Work instructions
Can you transcribe every line exactly and leave the pictures behind?

Collected data

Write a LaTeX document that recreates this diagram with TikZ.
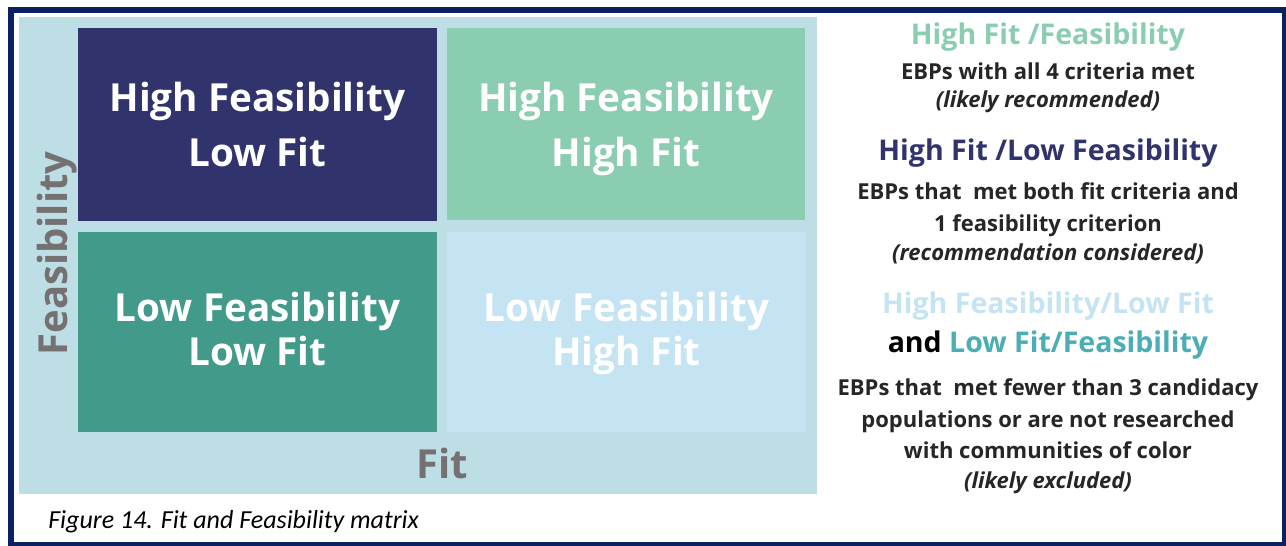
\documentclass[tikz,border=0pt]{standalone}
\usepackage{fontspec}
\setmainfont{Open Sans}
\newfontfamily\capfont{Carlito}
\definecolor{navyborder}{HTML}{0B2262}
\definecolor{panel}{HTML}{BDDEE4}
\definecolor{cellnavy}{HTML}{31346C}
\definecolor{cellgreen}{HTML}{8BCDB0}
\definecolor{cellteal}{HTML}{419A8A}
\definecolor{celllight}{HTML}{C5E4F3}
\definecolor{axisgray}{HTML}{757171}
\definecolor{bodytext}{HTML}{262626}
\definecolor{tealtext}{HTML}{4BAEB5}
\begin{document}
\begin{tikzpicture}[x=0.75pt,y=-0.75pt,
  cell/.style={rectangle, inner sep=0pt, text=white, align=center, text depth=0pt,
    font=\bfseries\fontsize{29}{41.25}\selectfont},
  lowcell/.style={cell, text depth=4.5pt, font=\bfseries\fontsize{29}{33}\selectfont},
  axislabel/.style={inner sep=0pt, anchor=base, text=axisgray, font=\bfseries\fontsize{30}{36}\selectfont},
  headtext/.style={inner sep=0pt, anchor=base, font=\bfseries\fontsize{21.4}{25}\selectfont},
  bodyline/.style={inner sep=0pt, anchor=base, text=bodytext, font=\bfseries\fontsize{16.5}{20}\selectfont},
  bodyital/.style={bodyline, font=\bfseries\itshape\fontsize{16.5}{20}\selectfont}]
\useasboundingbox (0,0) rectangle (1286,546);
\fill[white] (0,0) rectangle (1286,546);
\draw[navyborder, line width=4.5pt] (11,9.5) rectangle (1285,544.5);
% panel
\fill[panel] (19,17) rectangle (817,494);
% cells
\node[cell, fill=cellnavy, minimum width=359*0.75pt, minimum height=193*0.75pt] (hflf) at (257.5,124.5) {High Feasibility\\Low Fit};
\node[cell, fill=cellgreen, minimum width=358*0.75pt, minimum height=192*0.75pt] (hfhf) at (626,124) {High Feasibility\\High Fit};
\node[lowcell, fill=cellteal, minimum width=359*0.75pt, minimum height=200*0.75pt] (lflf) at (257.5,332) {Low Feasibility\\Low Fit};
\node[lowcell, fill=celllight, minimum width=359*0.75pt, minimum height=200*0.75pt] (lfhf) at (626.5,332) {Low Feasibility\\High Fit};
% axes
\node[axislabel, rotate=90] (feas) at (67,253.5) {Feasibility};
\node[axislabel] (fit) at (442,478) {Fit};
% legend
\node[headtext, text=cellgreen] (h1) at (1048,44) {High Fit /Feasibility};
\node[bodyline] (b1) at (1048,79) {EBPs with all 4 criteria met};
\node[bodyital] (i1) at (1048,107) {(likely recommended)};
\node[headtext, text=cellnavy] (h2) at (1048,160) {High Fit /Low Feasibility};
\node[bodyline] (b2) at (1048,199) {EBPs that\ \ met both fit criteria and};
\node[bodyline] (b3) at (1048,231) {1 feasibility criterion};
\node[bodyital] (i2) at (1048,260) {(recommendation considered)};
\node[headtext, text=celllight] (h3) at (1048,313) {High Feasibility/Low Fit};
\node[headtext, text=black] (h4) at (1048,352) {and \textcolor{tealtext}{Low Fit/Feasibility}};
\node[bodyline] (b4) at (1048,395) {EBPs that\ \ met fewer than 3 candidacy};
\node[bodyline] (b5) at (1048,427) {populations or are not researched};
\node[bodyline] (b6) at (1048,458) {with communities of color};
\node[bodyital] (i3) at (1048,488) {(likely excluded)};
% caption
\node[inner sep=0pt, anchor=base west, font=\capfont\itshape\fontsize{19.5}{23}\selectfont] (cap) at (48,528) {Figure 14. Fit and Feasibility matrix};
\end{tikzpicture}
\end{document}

Answer in full
Write a LaTeX document that recreates this diagram with TikZ.
\documentclass[tikz,border=0pt]{standalone}
\usepackage{fontspec}
\setmainfont{Open Sans}
\newfontfamily\capfont{Carlito}
\definecolor{navyborder}{HTML}{0B2262}
\definecolor{panel}{HTML}{BDDEE4}
\definecolor{cellnavy}{HTML}{31346C}
\definecolor{cellgreen}{HTML}{8BCDB0}
\definecolor{cellteal}{HTML}{419A8A}
\definecolor{celllight}{HTML}{C5E4F3}
\definecolor{axisgray}{HTML}{757171}
\definecolor{bodytext}{HTML}{262626}
\definecolor{tealtext}{HTML}{4BAEB5}
\begin{document}
\begin{tikzpicture}[x=0.75pt,y=-0.75pt,
  cell/.style={rectangle, inner sep=0pt, text=white, align=center, text depth=0pt,
    font=\bfseries\fontsize{29}{41.25}\selectfont},
  lowcell/.style={cell, text depth=4.5pt, font=\bfseries\fontsize{29}{33}\selectfont},
  axislabel/.style={inner sep=0pt, anchor=base, text=axisgray, font=\bfseries\fontsize{30}{36}\selectfont},
  headtext/.style={inner sep=0pt, anchor=base, font=\bfseries\fontsize{21.4}{25}\selectfont},
  bodyline/.style={inner sep=0pt, anchor=base, text=bodytext, font=\bfseries\fontsize{16.5}{20}\selectfont},
  bodyital/.style={bodyline, font=\bfseries\itshape\fontsize{16.5}{20}\selectfont}]
\useasboundingbox (0,0) rectangle (1286,546);
\fill[white] (0,0) rectangle (1286,546);
\draw[navyborder, line width=4.5pt] (11,9.5) rectangle (1285,544.5);
% panel
\fill[panel] (19,17) rectangle (817,494);
% cells
\node[cell, fill=cellnavy, minimum width=359*0.75pt, minimum height=193*0.75pt] (hflf) at (257.5,124.5) {High Feasibility\\Low Fit};
\node[cell, fill=cellgreen, minimum width=358*0.75pt, minimum height=192*0.75pt] (hfhf) at (626,124) {High Feasibility\\High Fit};
\node[lowcell, fill=cellteal, minimum width=359*0.75pt, minimum height=200*0.75pt] (lflf) at (257.5,332) {Low Feasibility\\Low Fit};
\node[lowcell, fill=celllight, minimum width=359*0.75pt, minimum height=200*0.75pt] (lfhf) at (626.5,332) {Low Feasibility\\High Fit};
% axes
\node[axislabel, rotate=90] (feas) at (67,253.5) {Feasibility};
\node[axislabel] (fit) at (442,478) {Fit};
% legend
\node[headtext, text=cellgreen] (h1) at (1048,44) {High Fit /Feasibility};
\node[bodyline] (b1) at (1048,79) {EBPs with all 4 criteria met};
\node[bodyital] (i1) at (1048,107) {(likely recommended)};
\node[headtext, text=cellnavy] (h2) at (1048,160) {High Fit /Low Feasibility};
\node[bodyline] (b2) at (1048,199) {EBPs that\ \ met both fit criteria and};
\node[bodyline] (b3) at (1048,231) {1 feasibility criterion};
\node[bodyital] (i2) at (1048,260) {(recommendation considered)};
\node[headtext, text=celllight] (h3) at (1048,313) {High Feasibility/Low Fit};
\node[headtext, text=black] (h4) at (1048,352) {and \textcolor{tealtext}{Low Fit/Feasibility}};
\node[bodyline] (b4) at (1048,395) {EBPs that\ \ met fewer than 3 candidacy};
\node[bodyline] (b5) at (1048,427) {populations or are not researched};
\node[bodyline] (b6) at (1048,458) {with communities of color};
\node[bodyital] (i3) at (1048,488) {(likely excluded)};
% caption
\node[inner sep=0pt, anchor=base west, font=\capfont\itshape\fontsize{19.5}{23}\selectfont] (cap) at (48,528) {Figure 14. Fit and Feasibility matrix};
\end{tikzpicture}
\end{document}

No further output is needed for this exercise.